═══ SUPPLIED DATA

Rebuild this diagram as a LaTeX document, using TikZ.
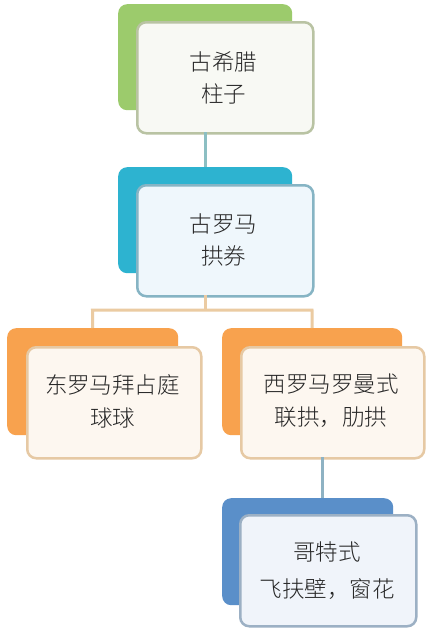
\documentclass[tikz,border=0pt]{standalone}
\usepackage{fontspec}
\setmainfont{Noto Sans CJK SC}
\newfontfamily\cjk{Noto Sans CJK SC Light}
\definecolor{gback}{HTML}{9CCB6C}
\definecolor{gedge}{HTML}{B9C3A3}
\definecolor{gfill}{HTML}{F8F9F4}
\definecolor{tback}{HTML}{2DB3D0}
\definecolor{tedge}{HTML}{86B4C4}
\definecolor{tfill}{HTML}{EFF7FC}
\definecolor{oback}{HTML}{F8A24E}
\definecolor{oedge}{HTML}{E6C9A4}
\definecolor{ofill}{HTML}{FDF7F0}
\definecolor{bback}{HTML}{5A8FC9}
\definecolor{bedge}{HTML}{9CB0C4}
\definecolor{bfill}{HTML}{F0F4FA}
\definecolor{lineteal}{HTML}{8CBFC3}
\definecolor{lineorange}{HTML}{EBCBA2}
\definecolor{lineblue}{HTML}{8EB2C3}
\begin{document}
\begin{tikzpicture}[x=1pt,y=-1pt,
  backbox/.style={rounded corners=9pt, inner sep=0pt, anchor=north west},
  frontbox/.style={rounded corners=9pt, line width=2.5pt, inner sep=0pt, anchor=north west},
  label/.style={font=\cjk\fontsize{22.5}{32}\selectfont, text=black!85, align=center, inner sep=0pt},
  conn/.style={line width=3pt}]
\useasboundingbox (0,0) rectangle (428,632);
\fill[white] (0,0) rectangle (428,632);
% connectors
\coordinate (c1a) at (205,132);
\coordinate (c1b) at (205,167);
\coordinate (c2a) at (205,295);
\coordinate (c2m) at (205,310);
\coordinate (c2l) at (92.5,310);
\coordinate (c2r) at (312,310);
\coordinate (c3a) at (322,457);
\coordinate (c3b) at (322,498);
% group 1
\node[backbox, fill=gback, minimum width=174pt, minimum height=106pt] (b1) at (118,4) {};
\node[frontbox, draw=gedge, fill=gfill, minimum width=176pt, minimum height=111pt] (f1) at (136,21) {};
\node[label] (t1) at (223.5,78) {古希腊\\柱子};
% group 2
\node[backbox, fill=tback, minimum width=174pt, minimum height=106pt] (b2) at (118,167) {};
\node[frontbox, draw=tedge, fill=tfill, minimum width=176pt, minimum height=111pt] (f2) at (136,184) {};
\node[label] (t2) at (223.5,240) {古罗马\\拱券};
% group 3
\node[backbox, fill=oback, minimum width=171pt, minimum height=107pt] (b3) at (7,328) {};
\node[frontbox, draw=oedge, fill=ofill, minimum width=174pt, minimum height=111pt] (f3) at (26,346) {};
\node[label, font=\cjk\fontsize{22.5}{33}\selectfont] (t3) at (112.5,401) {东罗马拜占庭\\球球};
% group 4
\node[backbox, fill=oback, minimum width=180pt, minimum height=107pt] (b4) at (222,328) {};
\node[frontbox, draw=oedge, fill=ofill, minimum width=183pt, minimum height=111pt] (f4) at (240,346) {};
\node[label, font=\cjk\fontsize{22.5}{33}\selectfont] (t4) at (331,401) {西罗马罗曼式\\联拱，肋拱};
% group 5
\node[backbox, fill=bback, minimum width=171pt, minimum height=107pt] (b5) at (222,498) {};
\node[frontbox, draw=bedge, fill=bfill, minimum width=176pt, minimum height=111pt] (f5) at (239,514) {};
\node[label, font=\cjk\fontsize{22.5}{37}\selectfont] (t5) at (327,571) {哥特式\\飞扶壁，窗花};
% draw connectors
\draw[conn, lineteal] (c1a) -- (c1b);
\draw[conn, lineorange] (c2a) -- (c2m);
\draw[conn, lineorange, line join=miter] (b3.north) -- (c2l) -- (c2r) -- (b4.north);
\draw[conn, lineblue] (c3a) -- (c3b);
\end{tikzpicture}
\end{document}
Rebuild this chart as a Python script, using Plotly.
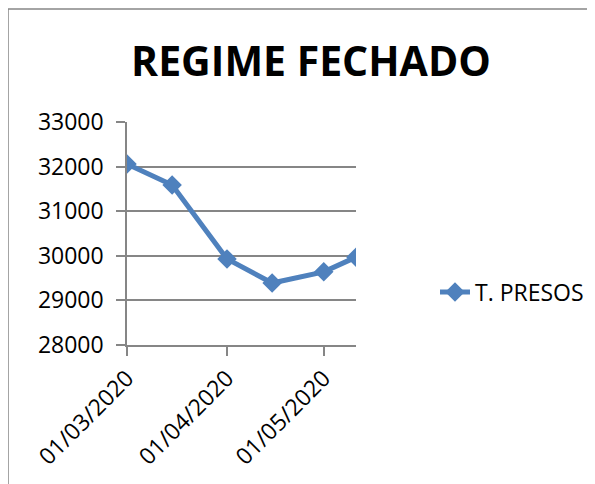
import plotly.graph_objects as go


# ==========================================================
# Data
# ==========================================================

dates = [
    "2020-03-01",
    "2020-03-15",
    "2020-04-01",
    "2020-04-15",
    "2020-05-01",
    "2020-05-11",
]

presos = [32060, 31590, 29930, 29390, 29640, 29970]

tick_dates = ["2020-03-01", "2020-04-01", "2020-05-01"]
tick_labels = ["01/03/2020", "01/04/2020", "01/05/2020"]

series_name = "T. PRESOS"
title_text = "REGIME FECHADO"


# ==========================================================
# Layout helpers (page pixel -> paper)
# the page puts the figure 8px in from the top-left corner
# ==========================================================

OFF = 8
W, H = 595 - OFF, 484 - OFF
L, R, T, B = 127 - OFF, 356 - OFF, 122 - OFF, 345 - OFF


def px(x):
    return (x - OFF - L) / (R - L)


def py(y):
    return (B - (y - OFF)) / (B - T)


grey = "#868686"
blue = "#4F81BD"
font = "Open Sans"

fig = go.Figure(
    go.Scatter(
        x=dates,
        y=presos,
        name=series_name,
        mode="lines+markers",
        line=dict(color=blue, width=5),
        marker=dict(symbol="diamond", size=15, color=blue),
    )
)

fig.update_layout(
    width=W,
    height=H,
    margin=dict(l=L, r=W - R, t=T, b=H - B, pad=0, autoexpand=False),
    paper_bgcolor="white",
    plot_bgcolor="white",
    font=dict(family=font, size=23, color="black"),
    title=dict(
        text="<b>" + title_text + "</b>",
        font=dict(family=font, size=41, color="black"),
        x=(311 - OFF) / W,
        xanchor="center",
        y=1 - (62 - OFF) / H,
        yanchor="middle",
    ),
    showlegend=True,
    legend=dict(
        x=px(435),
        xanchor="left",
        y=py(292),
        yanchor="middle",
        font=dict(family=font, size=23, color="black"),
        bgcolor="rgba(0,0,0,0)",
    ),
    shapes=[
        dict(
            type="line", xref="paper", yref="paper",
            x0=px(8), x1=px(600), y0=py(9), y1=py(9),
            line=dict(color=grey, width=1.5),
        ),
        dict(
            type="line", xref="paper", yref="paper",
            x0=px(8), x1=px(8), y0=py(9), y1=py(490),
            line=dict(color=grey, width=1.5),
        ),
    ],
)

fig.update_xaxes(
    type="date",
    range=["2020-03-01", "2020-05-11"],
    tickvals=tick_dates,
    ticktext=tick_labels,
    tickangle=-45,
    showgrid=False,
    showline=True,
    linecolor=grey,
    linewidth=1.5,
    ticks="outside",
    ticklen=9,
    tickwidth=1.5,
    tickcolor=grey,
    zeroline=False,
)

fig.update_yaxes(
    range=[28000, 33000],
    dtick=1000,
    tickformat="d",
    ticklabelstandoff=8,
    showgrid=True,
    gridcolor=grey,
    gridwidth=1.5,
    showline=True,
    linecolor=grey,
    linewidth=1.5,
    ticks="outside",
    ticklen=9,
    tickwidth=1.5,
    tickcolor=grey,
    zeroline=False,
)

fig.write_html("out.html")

══════

TASK DESCRIPTION
Copy the listing above exactly, but only from the line with "Rebuild this chart" through the line with "presos = [32060, 31590, 29930, 29390, 29640, 29970]", including those two lines and excluding any picture.

THE OUTPUT
Rebuild this chart as a Python script, using Plotly.
import plotly.graph_objects as go


# ==========================================================
# Data
# ==========================================================

dates = [
    "2020-03-01",
    "2020-03-15",
    "2020-04-01",
    "2020-04-15",
    "2020-05-01",
    "2020-05-11",
]

presos = [32060, 31590, 29930, 29390, 29640, 29970]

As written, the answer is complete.